Abstract

This paper attempts to clarify the necessary elements for describing the non-coaxial behavior of sand in the plasticity framework based on the critical-state soil mechanics. Such sand response to two representative loading types, the monotonic loading with fixed principal stress direction and rotation of principal stress direction, is the main focus. The present constitutive model can be regarded as an extension of the existing platform model for sand considering the inherent anisotropy. A novel non-coaxial flow direction involved in the plastic flow rule is the crucial feature, which is defined as the part of stress increment perpendicular to a reference direction related to the current stress direction through the Gram–Schmidt orthogonalization process.

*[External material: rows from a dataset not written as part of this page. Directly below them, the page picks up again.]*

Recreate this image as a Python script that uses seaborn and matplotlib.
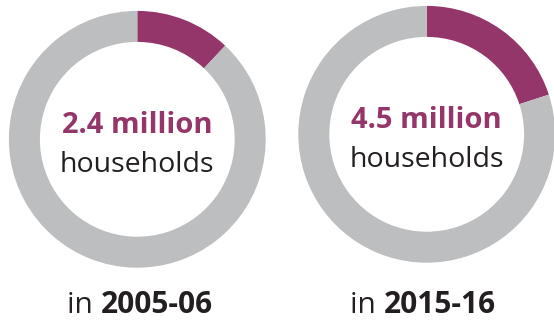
import matplotlib
matplotlib.use("Agg")
import matplotlib.pyplot as plt
import seaborn as sns

# Private rented households versus all households (millions)
years = ["2005-06", "2015-16"]
rented_m = [2.4, 4.5]
total_m = [20.0, 22.5]
value_labels = ["2.4 million", "4.5 million"]

sns.set_theme(style="white")
plt.rcParams["font.family"] = ["Open Sans", "DejaVu Sans"]

highlight = "#943669"
rest = "#BCBEC0"
ink = "#231F20"

W, H = 554, 320
fig = plt.figure(figsize=(W / 100, H / 100), dpi=100)
fig.patch.set_facecolor("white")

# ring geometry in pixels: centre x, centre y (from top), outer radius
centres = [(137.3, 139.3), (426.7, 134.3)]
radius = 128.4
ring = 31.0 / radius

axes = []
for i, (cx, cy) in enumerate(centres):
    ax = fig.add_axes([(cx - radius) / W, (H - cy - radius) / H,
                       2 * radius / W, 2 * radius / H])
    ax.pie([rented_m[i], total_m[i] - rented_m[i]],
           colors=[highlight, rest], startangle=90, counterclock=False,
           radius=1.0, wedgeprops=dict(width=ring, linewidth=0))
    ax.set_xlim(-1, 1)
    ax.set_ylim(-1, 1)
    ax.set_aspect("auto")
    ax.axis("off")
    for w in ax.patches:
        w.set_clip_on(False)

    ax.text(0, 0.047, value_labels[i], ha="center", va="baseline",
            fontsize=21, fontweight="bold", color=highlight)
    ax.text(0, -0.255, "households", ha="center", va="baseline",
            fontsize=20.5, color=ink)
    axes.append(ax)

# year captions below each ring
starts = [67, 350]
for i, x0 in enumerate(starts):
    t1 = fig.text(x0 / W, (H - 313) / H, "in ", ha="left", va="baseline",
                  fontsize=21.5, color=ink)
    axes[i].annotate(years[i], xy=(1, 0), xycoords=t1, ha="left", va="bottom",
                     fontsize=21.5, fontweight="bold", color=ink,
                     annotation_clip=False)

fig.savefig("out.png", dpi=100, facecolor="white")
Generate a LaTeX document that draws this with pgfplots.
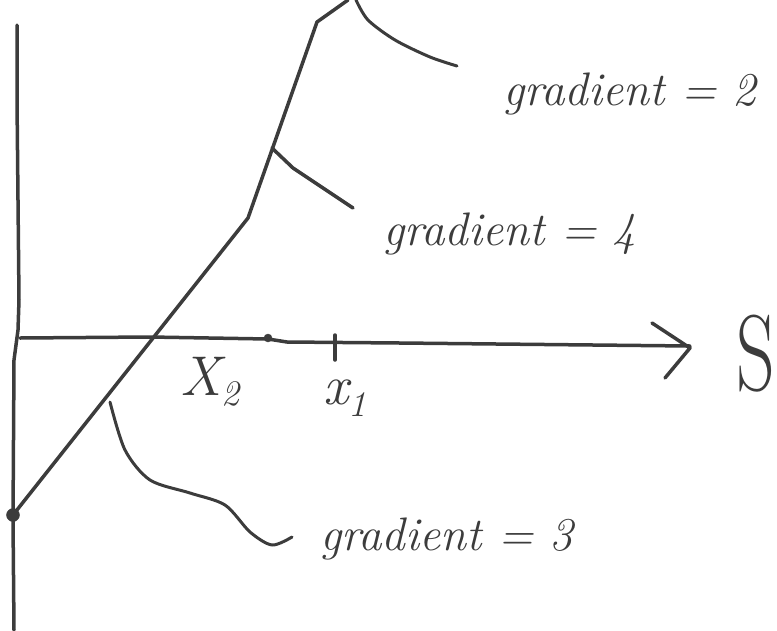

Such incorporation of the effects of the stress increment on the plastic deformation makes the model capture the non-coaxiality for the monotonic loading with fixed principal stress direction. In order to describe the plastic response induced by the pure rotation of principal stress direction, a set of mapping rules included in the bounding surface plasticity are formulated to develop plastic flow mechanism in the general multi-axial stress space. Besides, the effects of fabric anisotropy on simulating the non-coaxial plastic behavior are discussed. The results show that the above-mentioned modifications on these model ingredients make the theoretical simulation fit well with test data for Toyoura sand under the foregoing two loading conditions.